* START RECORD SET *

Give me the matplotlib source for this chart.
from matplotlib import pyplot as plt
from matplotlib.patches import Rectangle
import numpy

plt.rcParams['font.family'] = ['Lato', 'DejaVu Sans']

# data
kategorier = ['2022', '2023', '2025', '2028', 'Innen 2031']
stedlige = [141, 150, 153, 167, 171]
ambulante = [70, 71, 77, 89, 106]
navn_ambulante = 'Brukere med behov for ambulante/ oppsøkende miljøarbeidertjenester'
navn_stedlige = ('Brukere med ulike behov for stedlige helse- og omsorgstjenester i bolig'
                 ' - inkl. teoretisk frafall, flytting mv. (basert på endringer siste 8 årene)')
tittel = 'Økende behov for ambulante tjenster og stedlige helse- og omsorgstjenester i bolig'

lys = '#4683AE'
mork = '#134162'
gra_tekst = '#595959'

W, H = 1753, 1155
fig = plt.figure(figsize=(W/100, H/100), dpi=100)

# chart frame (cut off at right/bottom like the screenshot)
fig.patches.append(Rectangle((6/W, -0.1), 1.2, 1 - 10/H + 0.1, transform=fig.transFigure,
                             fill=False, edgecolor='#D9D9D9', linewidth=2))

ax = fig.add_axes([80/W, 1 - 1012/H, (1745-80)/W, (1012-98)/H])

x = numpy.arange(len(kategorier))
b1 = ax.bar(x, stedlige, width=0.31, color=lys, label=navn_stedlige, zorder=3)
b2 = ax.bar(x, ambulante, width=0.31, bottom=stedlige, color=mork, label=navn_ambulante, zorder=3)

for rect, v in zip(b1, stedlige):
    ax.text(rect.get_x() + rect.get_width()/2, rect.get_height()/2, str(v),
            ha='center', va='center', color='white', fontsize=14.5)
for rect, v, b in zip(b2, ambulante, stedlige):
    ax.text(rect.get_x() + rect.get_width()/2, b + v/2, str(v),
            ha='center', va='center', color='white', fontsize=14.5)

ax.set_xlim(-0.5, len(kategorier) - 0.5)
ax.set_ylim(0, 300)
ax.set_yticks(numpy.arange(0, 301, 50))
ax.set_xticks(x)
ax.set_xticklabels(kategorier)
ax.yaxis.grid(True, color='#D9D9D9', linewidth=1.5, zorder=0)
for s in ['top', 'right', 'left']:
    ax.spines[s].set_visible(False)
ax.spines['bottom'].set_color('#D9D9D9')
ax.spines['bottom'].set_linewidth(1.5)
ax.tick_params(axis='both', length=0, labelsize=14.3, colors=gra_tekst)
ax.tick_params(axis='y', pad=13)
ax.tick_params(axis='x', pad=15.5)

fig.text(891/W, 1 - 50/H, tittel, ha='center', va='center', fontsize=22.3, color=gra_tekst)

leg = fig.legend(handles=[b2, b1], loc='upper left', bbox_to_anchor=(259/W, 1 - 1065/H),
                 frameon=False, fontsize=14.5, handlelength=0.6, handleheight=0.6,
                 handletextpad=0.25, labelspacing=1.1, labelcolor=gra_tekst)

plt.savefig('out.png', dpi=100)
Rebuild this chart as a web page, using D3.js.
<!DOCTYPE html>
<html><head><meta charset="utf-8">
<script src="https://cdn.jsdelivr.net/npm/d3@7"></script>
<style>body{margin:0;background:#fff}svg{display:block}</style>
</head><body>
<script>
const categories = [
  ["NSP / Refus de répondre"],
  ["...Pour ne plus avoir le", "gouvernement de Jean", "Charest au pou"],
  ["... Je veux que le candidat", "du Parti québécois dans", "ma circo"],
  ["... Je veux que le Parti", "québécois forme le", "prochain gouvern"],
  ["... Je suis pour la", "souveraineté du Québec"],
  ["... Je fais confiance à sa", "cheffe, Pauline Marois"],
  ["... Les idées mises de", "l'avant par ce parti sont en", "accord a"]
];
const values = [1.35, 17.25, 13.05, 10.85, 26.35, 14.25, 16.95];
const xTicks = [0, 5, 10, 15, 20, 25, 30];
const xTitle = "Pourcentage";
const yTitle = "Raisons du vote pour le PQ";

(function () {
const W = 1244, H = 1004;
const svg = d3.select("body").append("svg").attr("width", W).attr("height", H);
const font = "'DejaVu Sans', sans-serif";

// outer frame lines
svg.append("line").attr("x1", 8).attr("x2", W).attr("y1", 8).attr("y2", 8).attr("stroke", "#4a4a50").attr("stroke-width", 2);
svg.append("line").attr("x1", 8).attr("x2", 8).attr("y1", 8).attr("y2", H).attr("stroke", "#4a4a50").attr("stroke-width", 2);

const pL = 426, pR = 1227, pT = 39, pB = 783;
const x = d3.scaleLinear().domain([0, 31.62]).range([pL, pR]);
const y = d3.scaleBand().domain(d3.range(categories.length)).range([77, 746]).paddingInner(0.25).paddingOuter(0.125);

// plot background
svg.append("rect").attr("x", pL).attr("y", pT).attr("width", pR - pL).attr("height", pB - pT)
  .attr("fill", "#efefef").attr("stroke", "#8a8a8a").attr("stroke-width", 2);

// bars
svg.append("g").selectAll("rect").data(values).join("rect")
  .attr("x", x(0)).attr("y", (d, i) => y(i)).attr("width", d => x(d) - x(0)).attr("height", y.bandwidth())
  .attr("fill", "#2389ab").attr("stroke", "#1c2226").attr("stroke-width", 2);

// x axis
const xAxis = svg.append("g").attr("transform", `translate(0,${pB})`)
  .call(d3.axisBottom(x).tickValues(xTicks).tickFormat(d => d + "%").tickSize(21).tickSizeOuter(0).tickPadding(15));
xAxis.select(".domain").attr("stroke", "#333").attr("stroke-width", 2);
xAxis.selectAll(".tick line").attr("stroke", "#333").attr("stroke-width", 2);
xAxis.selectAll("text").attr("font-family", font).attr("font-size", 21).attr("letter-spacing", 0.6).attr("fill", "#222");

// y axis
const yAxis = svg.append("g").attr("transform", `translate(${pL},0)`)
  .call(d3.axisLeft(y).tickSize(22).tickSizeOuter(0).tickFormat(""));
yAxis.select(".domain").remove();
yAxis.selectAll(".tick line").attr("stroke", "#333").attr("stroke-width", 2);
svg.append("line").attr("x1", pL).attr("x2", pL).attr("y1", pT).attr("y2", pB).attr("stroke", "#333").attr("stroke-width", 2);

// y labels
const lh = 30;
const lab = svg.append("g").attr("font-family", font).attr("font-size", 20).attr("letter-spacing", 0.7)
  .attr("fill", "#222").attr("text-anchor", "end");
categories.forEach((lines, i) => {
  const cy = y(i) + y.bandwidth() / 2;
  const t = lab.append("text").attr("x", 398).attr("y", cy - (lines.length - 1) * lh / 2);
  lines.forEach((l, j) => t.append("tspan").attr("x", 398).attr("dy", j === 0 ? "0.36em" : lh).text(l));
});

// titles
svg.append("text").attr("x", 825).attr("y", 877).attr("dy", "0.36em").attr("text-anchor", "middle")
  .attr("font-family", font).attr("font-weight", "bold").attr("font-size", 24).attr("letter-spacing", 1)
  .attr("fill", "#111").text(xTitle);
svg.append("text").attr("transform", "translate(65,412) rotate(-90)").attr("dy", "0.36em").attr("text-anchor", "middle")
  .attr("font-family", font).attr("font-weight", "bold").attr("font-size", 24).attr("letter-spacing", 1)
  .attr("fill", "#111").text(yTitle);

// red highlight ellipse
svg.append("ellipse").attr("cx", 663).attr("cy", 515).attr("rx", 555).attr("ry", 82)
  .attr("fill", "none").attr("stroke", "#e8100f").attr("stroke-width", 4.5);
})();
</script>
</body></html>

* END RECORD SET *

EXERCISE OBJECTIVE: The required output is the exact run of lines from the beginning of the listing above to the line that contains "plt.rcParams['font.family'] = ['Lato', 'DejaVu", inclusive of both.

WRITTEN RESPONSE:
Give me the matplotlib source for this chart.
from matplotlib import pyplot as plt
from matplotlib.patches import Rectangle
import numpy

plt.rcParams['font.family'] = ['Lato', 'DejaVu Sans']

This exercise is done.